Since its founding, the United States has used covert actions sporadically, but only after World War II were covert actions integrated into the overall intelligence establishment as a permanent option, with all the bureaucratic trappings.

It is generally accepted that covert action has been an instrument of modern U.S. foreign policy since 1947-48, when U.S. policymakers decided such a capability could be used on a limited basis in conjunction with overt efforts to halt the expansion of Soviet power and communism in general. Ironically, after the CIA was formally established on September 18, 1947, covert action became the top priority. The CIA undertook such operations under pressure from leading U.S. officials of the day to support basic U.S. foreign policy. Ray Cline, a former CIA deputy director for intelligence, writes:

The officials who argued the United States had to fight back covertly against widespread political subversive efforts sponsored by the Soviet Union in Germany, France, and Italy in 1947 and 1948 were Secretary of State George C. Marshall . . . Secretary of War Robert Patterson, Secretary of Defense James Forrestal, and George Kennan, then Director of the State Department's Policy Planning Staff.[13]

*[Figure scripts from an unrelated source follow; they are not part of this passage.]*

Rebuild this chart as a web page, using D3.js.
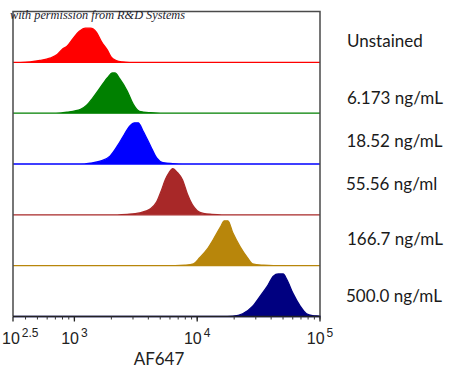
<!DOCTYPE html>
<html><head><meta charset="utf-8">
<script src="https://cdn.jsdelivr.net/npm/d3@7"></script>
<style>body{margin:0;background:#fff}svg{display:block}</style>
</head><body>
<svg id="c" width="450" height="382"></svg>
<script>
// ---- data (log10 of AF647 intensity, relative event counts) ----
const samples = ["Unstained", "6.173 ng/mL", "18.52 ng/mL", "55.56 ng/ml", "166.7 ng/mL", "500.0 ng/mL"];
const colors  = ["#ff0000", "#008000", "#0000ff", "#a82828", "#b8860b", "#000080"];

const unstainedLog   = [2.56,2.64,2.72,2.80,2.86,2.90,2.94,2.99,3.04,3.09,3.13,3.18,3.22,3.27,3.30,3.34,3.39,3.45];
const unstainedCount = [0,1,4,9,17,28,35,52,67,74,74,65,45,26,11,4,1,0];

const c6Log   = [2.85,2.94,3.05,3.10,3.15,3.21,3.27,3.31,3.33,3.37,3.43,3.48,3.53,3.62,3.70];
const c6Count = [0,2,8,17,33,55,77,87,87,74,48,19,4,1,0];

const c18Log   = [3.05,3.13,3.21,3.29,3.35,3.40,3.45,3.49,3.52,3.56,3.62,3.67,3.72,3.80,3.88];
const c18Count = [0,2,6,17,39,61,82,89,89,71,39,13,3,1,0];

const c55Log   = [3.35,3.43,3.53,3.62,3.67,3.71,3.74,3.77,3.80,3.84,3.88,3.92,3.96,4.00,4.05,4.12,4.20];
const c55Count = [0,1,4,13,28,54,76,91,100,91,76,45,22,9,3,1,0];

const c166Log   = [3.82,3.90,3.97,4.02,4.08,4.13,4.19,4.22,4.25,4.29,4.35,4.41,4.45,4.54,4.62];
const c166Count = [0,1,4,17,35,56,84,97,97,71,41,17,4,1,0];

const c500Log   = [4.20,4.29,4.37,4.45,4.51,4.57,4.62,4.66,4.70,4.73,4.78,4.84,4.89,4.94,5.00];
const c500Count = [0,1,6,22,43,65,87,92,92,80,50,22,6,2,1];

const majorExponents = [2.5, 3, 4, 5];
const axisTitle = "AF647";
const credit = "with permission from R&D Systems";

// ---- layout ----
const svg = d3.select("#c");
const pLeft = 13, pRight = 320, pTop = 11.5, pBottom = 316.5;

const x = d3.scaleLog().domain([Math.pow(10, 2.5), 1e5]).range([pLeft, pRight]);
const lane = d3.scaleBand().domain(samples).range([pTop, pBottom]).padding(0);

const series = [
  [unstainedLog, unstainedCount], [c6Log, c6Count], [c18Log, c18Count],
  [c55Log, c55Count], [c166Log, c166Count], [c500Log, c500Count]
];

series.forEach(([lg, ct], i) => {
  const base = lane(samples[i]) + lane.bandwidth();
  const y = d3.scaleLinear().domain([0, 110]).range([base, base - lane.bandwidth()]);
  const pts = [[2.5, 0]].concat(lg.map((v, j) => [v, ct[j]])).concat([[5, 0]]);
  const area = d3.area()
    .x(d => x(Math.pow(10, d[0])))
    .y0(y(0)).y1(d => y(d[1]))
    .curve(d3.curveMonotoneX);
  svg.append("path").attr("d", area(pts))
    .attr("fill", colors[i]).attr("stroke", colors[i]).attr("stroke-width", 1.3);
});

// frame
svg.append("path")
  .attr("d", `M${pLeft},${pBottom}V${pTop}H${pRight}V${pBottom}`)
  .attr("fill", "none").attr("stroke", "#4a4a4a").attr("stroke-width", 1.5);

// x axis
const gx = svg.append("g").attr("transform", `translate(0,${pBottom})`);
gx.append("line").attr("x1", pLeft).attr("x2", pRight).attr("stroke", "#222").attr("stroke-width", 1.5);
const minor = x.ticks().filter(t => t > x.domain()[0] * 1.01);
gx.selectAll("line.minor").data(minor).join("line").attr("class", "minor")
  .attr("x1", d => x(d)).attr("x2", d => x(d)).attr("y1", 0).attr("y2", 3)
  .attr("stroke", "#333").attr("stroke-width", 1);
gx.selectAll("line.major").data(majorExponents).join("line").attr("class", "major")
  .attr("x1", d => x(Math.pow(10, d))).attr("x2", d => x(Math.pow(10, d)))
  .attr("y1", 0).attr("y2", 5).attr("stroke", "#222").attr("stroke-width", 1.3);

const lbl = gx.selectAll("text.tl").data(majorExponents).join("text").attr("class", "tl")
  .attr("x", d => x(Math.pow(10, d))).attr("y", 27)
  .attr("text-anchor", "middle")
  .attr("font-family", "Liberation Sans, Arial, sans-serif").attr("font-size", 16).attr("fill", "#222");
lbl.append("tspan").text("10");
lbl.append("tspan").attr("dx", 2).attr("dy", -7).attr("font-size", 12).text(d => d);
lbl.each(function () {
  const b = this.getBBox();
  if (b.x < 2) d3.select(this).attr("x", +d3.select(this).attr("x") + (2 - b.x));
});

svg.append("text").attr("x", 159).attr("y", 365).attr("text-anchor", "middle")
  .attr("font-family", "Lato, 'Open Sans', sans-serif").attr("font-size", 17).attr("fill", "#222")
  .text(axisTitle);

// sample labels
const labelBase = [47.3, 104.3, 147, 189.5, 245, 302];
const labelX = [347, 347, 346.5, 346, 347, 346];
svg.selectAll("text.sl").data(samples).join("text").attr("class", "sl")
  .attr("x", (d, i) => labelX[i]).attr("y", (d, i) => labelBase[i])
  .attr("font-family", "Lato, 'Open Sans', sans-serif").attr("font-size", 17).attr("fill", "#1a1a1a")
  .text(d => d);

// credit
svg.append("text").attr("x", 10).attr("y", 19)
  .attr("font-family", "Liberation Serif, serif").attr("font-style", "italic")
  .attr("font-size", 12).attr("fill", "#1c1c2c")
  .attr("textLength", 175).attr("lengthAdjust", "spacingAndGlyphs")
  .text(credit);
</script>
</body></html>
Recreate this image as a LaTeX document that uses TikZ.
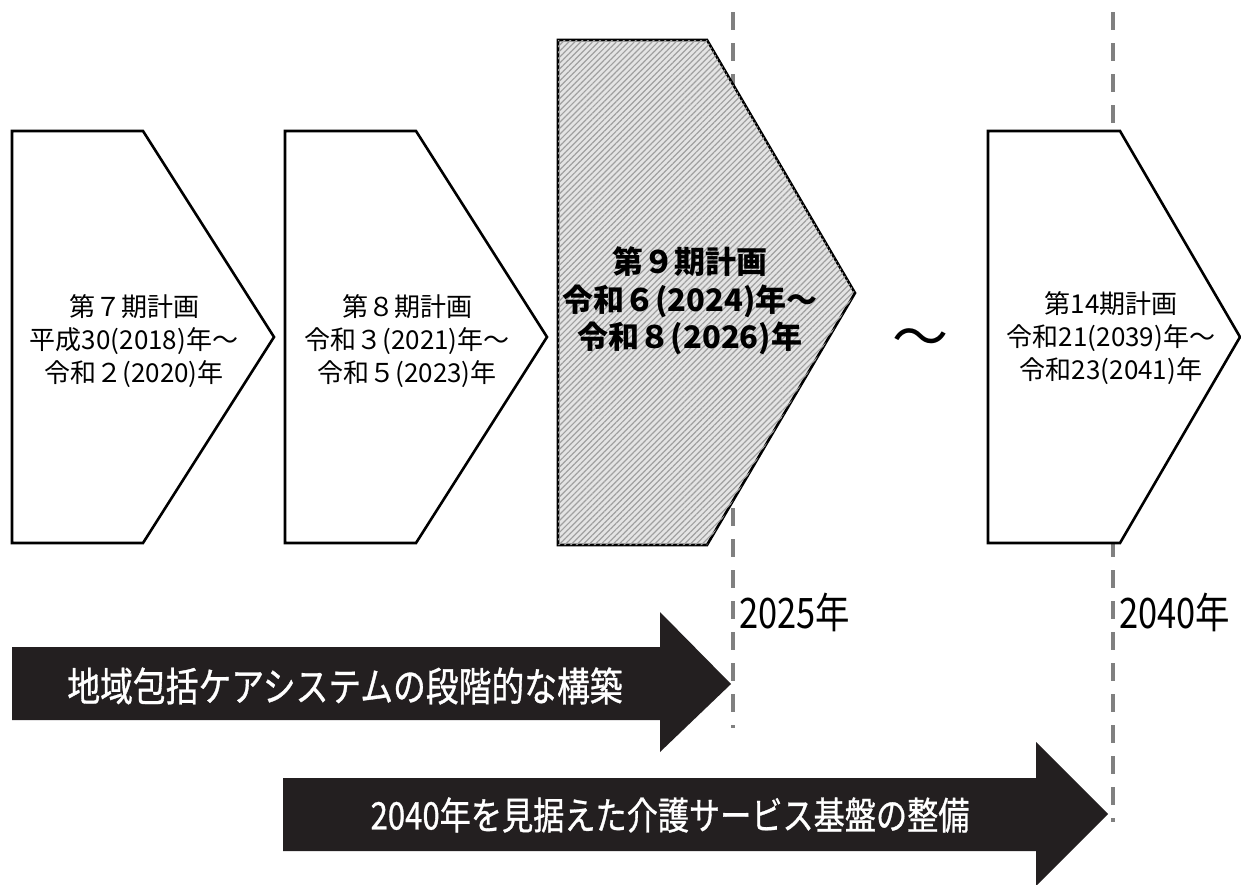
\documentclass[tikz,border=0pt]{standalone}
\usepackage{fontspec}
\setmainfont{Noto Sans CJK JP}
\newfontfamily\jpc{Noto Sans CJK JP}[FakeStretch=0.82]
\newfontfamily\jpcm{Noto Sans CJK JP}[FakeStretch=0.82, FakeBold=0.8]
\usetikzlibrary{patterns.meta}
\definecolor{dashgray}{RGB}{128,128,128}
\definecolor{arrowblack}{RGB}{35,31,32}
\definecolor{hatchbg}{RGB}{228,228,228}
\definecolor{hatchline}{RGB}{160,160,160}
\begin{document}
\begin{tikzpicture}[x=1pt,y=-1pt,
  yearline/.style={draw=dashgray, line width=4.5pt, dash pattern=on 18pt off 13pt},
  planbox/.style={draw=black, line width=2.6pt, fill=white, line join=miter},
  hatchbox/.style={draw=black, line width=2.6pt, line join=miter, fill=hatchbg,
    postaction={pattern={Lines[angle=45,distance=4.2pt,line width=1.2pt]}, pattern color=hatchline}},
  boxtext/.style={align=center, font=\fontsize{26}{33}\selectfont, inner sep=0pt},
  boldtext/.style={align=center, font=\bfseries\fontsize{31}{37.5}\selectfont, inner sep=0pt},
  yeartext/.style={anchor=west, font=\jpc\fontsize{42}{46}\selectfont, inner sep=0pt},
  bigarrow/.style={fill=arrowblack, draw=none},
  arrowtext/.style={text=white, font=\jpcm\fontsize{#1}{#1}\selectfont, inner sep=0pt},
]
\useasboundingbox (0,0) rectangle (1241,884);
\fill[white] (0,0) rectangle (1241,884);

% dashed year lines
\coordinate (l1top) at (733,12);
\coordinate (l1bot) at (733,728);
\coordinate (l2top) at (1113,12);
\coordinate (l2bot) at (1113,822);
\draw[yearline] (l1top) -- (l1bot);
\draw[yearline] (l2top) -- (l2bot);

% plan boxes
\draw[planbox] (12,131) -- (143,131) -- (274,337) -- (143,543) -- (12,543) -- cycle;
\draw[planbox] (285,131) -- (416,131) -- (547,337) -- (416,543) -- (285,543) -- cycle;
\draw[hatchbox] (558,40) -- (707,40) -- (855,293) -- (707,545) -- (558,545) -- cycle;
\draw[planbox] (988,131) -- (1120,131) -- (1240,337) -- (1120,543) -- (988,543) -- cycle;

\node[boxtext] (p7) at (134,341) {第７期計画\\平成30(2018)年～\\令和２(2020)年};
\node[boxtext] (p8) at (407,341) {第８期計画\\令和３(2021)年～\\令和５(2023)年};
\node[boldtext] (p9) at (690,301) {第９期計画\\令和６(2024)年～\\令和８(2026)年};
\node[boxtext] (p14) at (1111,338) {第14期計画\\令和21(2039)年～\\令和23(2041)年};

\node[font=\fontsize{56}{56}\selectfont, inner sep=0pt] (wave) at (920,343) {〜};

% year labels
\node[yeartext] (y2025) at (739,612) {2025年};
\node[yeartext] (y2040) at (1119,612) {2040年};

% big arrows
\fill[bigarrow] (12,647) -- (660,647) -- (660,612) -- (731,684) -- (660,752) -- (660,720) -- (12,720) -- cycle;
\node[arrowtext=40] (a1) at (345,686) {地域包括ケアシステムの段階的な構築};
\fill[bigarrow] (283,778) -- (1036,778) -- (1036,742) -- (1108,814) -- (1036,886) -- (1036,851) -- (283,851) -- cycle;
\node[arrowtext=38] (a2) at (670,815) {2040年を見据えた介護サービス基盤の整備};
\end{tikzpicture}
\end{document}
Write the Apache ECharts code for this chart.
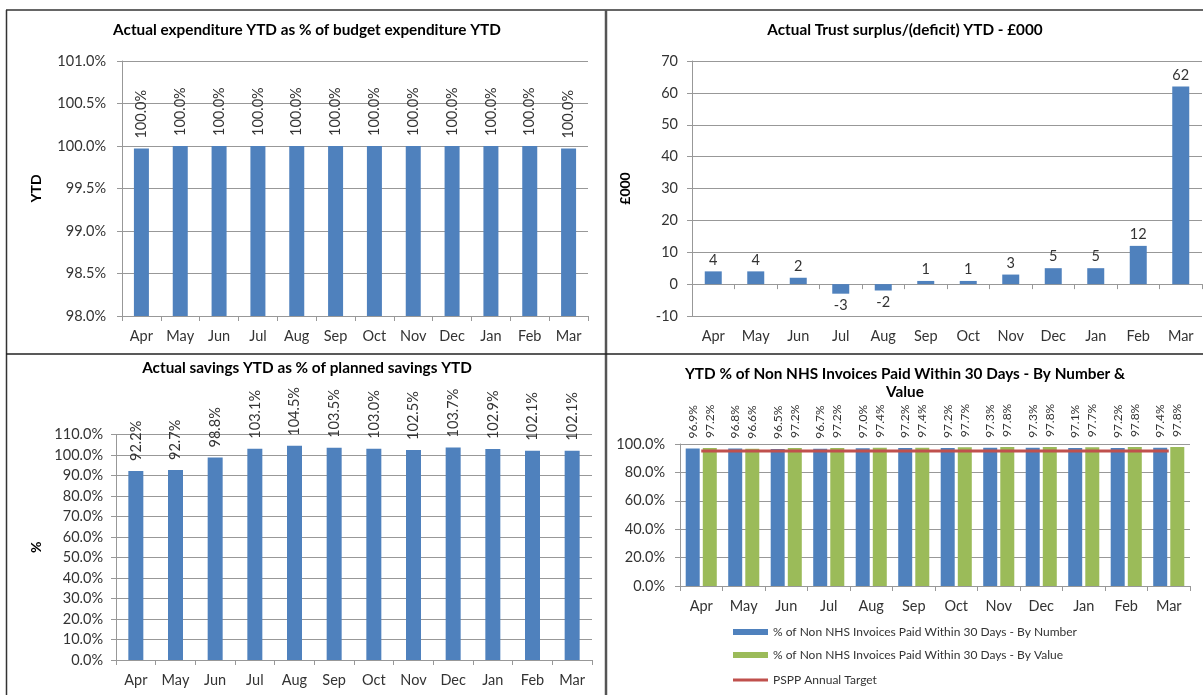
<!DOCTYPE html>
<html>
<head>
<meta charset="utf-8">
<title>Finance dashboard</title>
<script src="https://cdn.jsdelivr.net/npm/echarts@6/dist/echarts.min.js"></script>
<style>
  html, body { margin: 0; padding: 0; background: #ffffff; }
  #chart { width: 1203px; height: 695px; }
</style>
</head>
<body>
<div id="chart"></div>
<script>
// Months of the financial year
const months = ['Apr', 'May', 'Jun', 'Jul', 'Aug', 'Sep', 'Oct', 'Nov', 'Dec', 'Jan', 'Feb', 'Mar'];

// Actual expenditure YTD as % of budget expenditure YTD
const expenditurePct = [99.97, 100.0, 100.0, 100.0, 100.0, 100.0, 100.0, 100.0, 100.0, 100.0, 100.0, 99.97];

// Actual Trust surplus/(deficit) YTD, £000
const surplus = [4, 4, 2, -3, -2, 1, 1, 3, 5, 5, 12, 62];

// Actual savings YTD as % of planned savings YTD
const savingsPct = [92.2, 92.7, 98.8, 103.1, 104.5, 103.5, 103.0, 102.5, 103.7, 102.9, 102.1, 102.1];

// Non NHS invoices paid within 30 days (YTD %)
const invoicesByNumber = [96.9, 96.8, 96.5, 96.7, 97.0, 97.2, 97.2, 97.3, 97.3, 97.1, 97.2, 97.4];
const invoicesByValue = [97.2, 96.6, 97.2, 97.2, 97.4, 97.4, 97.7, 97.8, 97.8, 97.7, 97.8, 97.8];
const psppTarget = [95, 95, 95, 95, 95, 95, 95, 95, 95, 95, 95, 95];

const SERIES_NUMBER = '% of Non NHS Invoices Paid Within 30 Days - By Number';
const SERIES_VALUE = '% of Non NHS Invoices Paid Within 30 Days - By Value';
const SERIES_TARGET = 'PSPP Annual Target';

const FONT = 'Lato, "Open Sans", sans-serif';
const BLUE = '#4F81BD';
const GREEN = '#9BBB59';
const RED = '#C0504D';
const GRID_GRAY = '#989898';
const TEXT = '#333333';
const AXIS_FS = 14.5;

const pct1 = v => v.toFixed(1) + '%';

function catAxis(gridIndex, extra) {
  return Object.assign({
    type: 'category',
    gridIndex: gridIndex,
    data: months,
    boundaryGap: true,
    axisLine: { show: true, onZero: false, lineStyle: { color: GRID_GRAY, width: 1 } },
    axisTick: { show: true, length: 5, lineStyle: { color: GRID_GRAY } },
    axisLabel: { fontFamily: FONT, fontSize: AXIS_FS, color: TEXT, margin: 13, interval: 0 },
    splitLine: { show: false }
  }, extra || {});
}

function valAxis(gridIndex, min, max, interval, fmt, name, nameGap, margin) {
  return {
    type: 'value',
    gridIndex: gridIndex,
    min: min, max: max, interval: interval,
    name: name,
    nameLocation: 'middle',
    nameRotate: 90,
    nameGap: nameGap,
    nameTextStyle: { fontFamily: FONT, fontSize: 14, fontWeight: 'bold', color: '#000' },
    axisLine: { show: true, lineStyle: { color: GRID_GRAY, width: 1 } },
    axisTick: { show: true, length: 5, lineStyle: { color: GRID_GRAY } },
    axisLabel: { fontFamily: FONT, fontSize: AXIS_FS, color: TEXT, margin: margin, formatter: fmt },
    splitLine: { show: true, lineStyle: { color: GRID_GRAY, width: 1 } }
  };
}

function rotatedLabel(fontSize, distance) {
  return {
    show: true,
    position: 'top',
    rotate: 90,
    align: 'left',
    verticalAlign: 'middle',
    distance: distance,
    fontFamily: FONT,
    fontSize: fontSize,
    color: TEXT,
    formatter: p => pct1(p.value)
  };
}

// Surplus bars: labels sit above positive bars and below negative ones
const surplusData = surplus.map(v => ({
  value: v,
  label: { position: v < 0 ? 'bottom' : 'top' }
}));

const titleStyle = { fontFamily: FONT, fontSize: 15.3, fontWeight: 'bold', color: '#000' };

function legendFor(name, top, itemHeight) {
  return {
    orient: 'vertical',
    left: 733,
    top: top,
    padding: 0,
    itemWidth: 35,
    itemHeight: itemHeight,
    icon: 'rect',
    textStyle: { fontFamily: FONT, fontSize: 12, color: TEXT, lineHeight: 14 },
    data: [name]
  };
}

const option = {
  animation: false,
  backgroundColor: '#ffffff',
  title: [
    { text: 'Actual expenditure YTD as % of budget expenditure YTD', left: 307, top: 23, padding: 0, textAlign: 'center', textStyle: titleStyle },
    { text: 'Actual Trust surplus/(deficit) YTD - £000', left: 905, top: 23, padding: 0, textAlign: 'center', textStyle: titleStyle },
    { text: 'Actual savings YTD as % of planned savings YTD', left: 307, top: 361, padding: 0, textAlign: 'center', textStyle: titleStyle },
    { text: 'YTD % of Non NHS Invoices Paid Within 30 Days - By Number &\nValue', left: 905, top: 365, padding: 0, textAlign: 'center',
      textStyle: Object.assign({ lineHeight: 18 }, titleStyle) }
  ],
  legend: [
    legendFor(SERIES_NUMBER, 625, 6),
    legendFor(SERIES_VALUE, 648, 6),
    legendFor(SERIES_TARGET, 673, 3)
  ],
  grid: [
    { left: 122, top: 61, width: 466, height: 255 },
    { left: 692, top: 61, width: 510, height: 255 },
    { left: 116, top: 434.5, width: 476, height: 225.5 },
    { left: 680, top: 444, width: 510, height: 142 }
  ],
  xAxis: [
    catAxis(0),
    // labels along the bottom of the surplus chart
    catAxis(1, { axisLine: { show: false, onZero: false }, axisTick: { show: false } }),
    // zero line of the surplus chart with its tick marks
    catAxis(1, {
      position: 'top',
      axisLine: { show: true, onZero: true, lineStyle: { color: GRID_GRAY, width: 1 } },
      axisTick: { show: true, inside: true, length: 5, lineStyle: { color: GRID_GRAY } },
      axisLabel: { show: false }
    }),
    catAxis(2),
    catAxis(3)
  ],
  yAxis: [
    valAxis(0, 98, 101, 0.5, pct1, 'YTD', 79, 16),
    valAxis(1, -10, 70, 10, v => String(v), '£000', 60, 14),
    valAxis(2, 0, 110, 10, pct1, '%', 73, 13),
    valAxis(3, 0, 100, 20, pct1, '', 0, 15)
  ],
  series: [
    {
      type: 'bar', xAxisIndex: 0, yAxisIndex: 0,
      data: expenditurePct, barWidth: 15,
      itemStyle: { color: BLUE },
      label: rotatedLabel(14.5, 10)
    },
    {
      type: 'bar', xAxisIndex: 1, yAxisIndex: 1,
      data: surplusData, barWidth: 17,
      itemStyle: { color: BLUE },
      label: { show: true, distance: 4, fontFamily: FONT, fontSize: 14.5, color: TEXT }
    },
    {
      type: 'bar', xAxisIndex: 3, yAxisIndex: 2,
      data: savingsPct, barWidth: 15,
      itemStyle: { color: BLUE },
      label: rotatedLabel(14.5, 10)
    },
    {
      name: SERIES_NUMBER,
      type: 'bar', xAxisIndex: 4, yAxisIndex: 3,
      data: invoicesByNumber, barWidth: 14, barGap: '22%',
      itemStyle: { color: BLUE },
      label: rotatedLabel(12, 10)
    },
    {
      name: SERIES_VALUE,
      type: 'bar', xAxisIndex: 4, yAxisIndex: 3,
      data: invoicesByValue, barWidth: 14, barGap: '22%',
      itemStyle: { color: GREEN },
      label: rotatedLabel(12, 10)
    },
    {
      name: SERIES_TARGET,
      type: 'line', xAxisIndex: 4, yAxisIndex: 3,
      data: psppTarget,
      symbol: 'none',
      lineStyle: { color: RED, width: 3 },
      itemStyle: { color: RED },
      z: 5
    }
  ],
  // panel frames
  graphic: [
    { type: 'line', shape: { x1: 6, y1: 10, x2: 1203, y2: 10 }, style: { stroke: '#333', lineWidth: 1.5 } },
    { type: 'line', shape: { x1: 6.5, y1: 10, x2: 6.5, y2: 695 }, style: { stroke: '#333', lineWidth: 1.5 } },
    { type: 'line', shape: { x1: 606, y1: 10, x2: 606, y2: 695 }, style: { stroke: '#555', lineWidth: 2.5 } },
    { type: 'line', shape: { x1: 6, y1: 354, x2: 1203, y2: 354 }, style: { stroke: '#222', lineWidth: 1.5 } }
  ]
};

const chart = echarts.init(document.getElementById('chart'), null, { renderer: 'canvas' });
chart.setOption(option);
</script>
</body>
</html>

Over 40 years later one cannot readily appreciate the pressures of foreign policy and international politics in the early postwar years that brought about a covert-action capability. Especially important during this period was the growing suspicion of communists, who were suspected of being everywhere and of seeking world domination. The combination of an atmosphere of urgency and fear and an almost instinctive reliance on action in a crisis was the background to the Truman Doctrine and to the Truman administration's decision to contend with the Soviet Union. Given U.S. economic and military dominance after the war, such a decision was probably inevitable. The increasingly action-oriented power of the United States led to the decision to confront the Soviets: It was seen as a conflict the United States simply could not avoid, especially because Western Europe was geographically divided between the two superpowers and because the colonial empires in Asia and Africa had come to an end.[14]

During the debate over the National Security Act of 1947, which created the CIA and the Defense Department, much discussion was devoted to the question of who should supervise intelligence as well as covert operations. Secretary of State George Marshall wanted the State Department separated from such operations out of fear that if American diplomacy were integrated with American espionage, U.S. foreign diplomacy could be compromised. This view brought the department into forceful opposition to the concept of the CIA, effectively removing the State Department from contention as the agency of central intelligence coordination.[15]

One should remember that the National Security Act said nothing about conducting covert-action programs. But it contained a catch-all clause allowing the CIA to take on "such other functions and duties relating to intelligence affecting the national security as the National Security Council may from time to time direct," and that clause was later cited as an authorization for covert actions.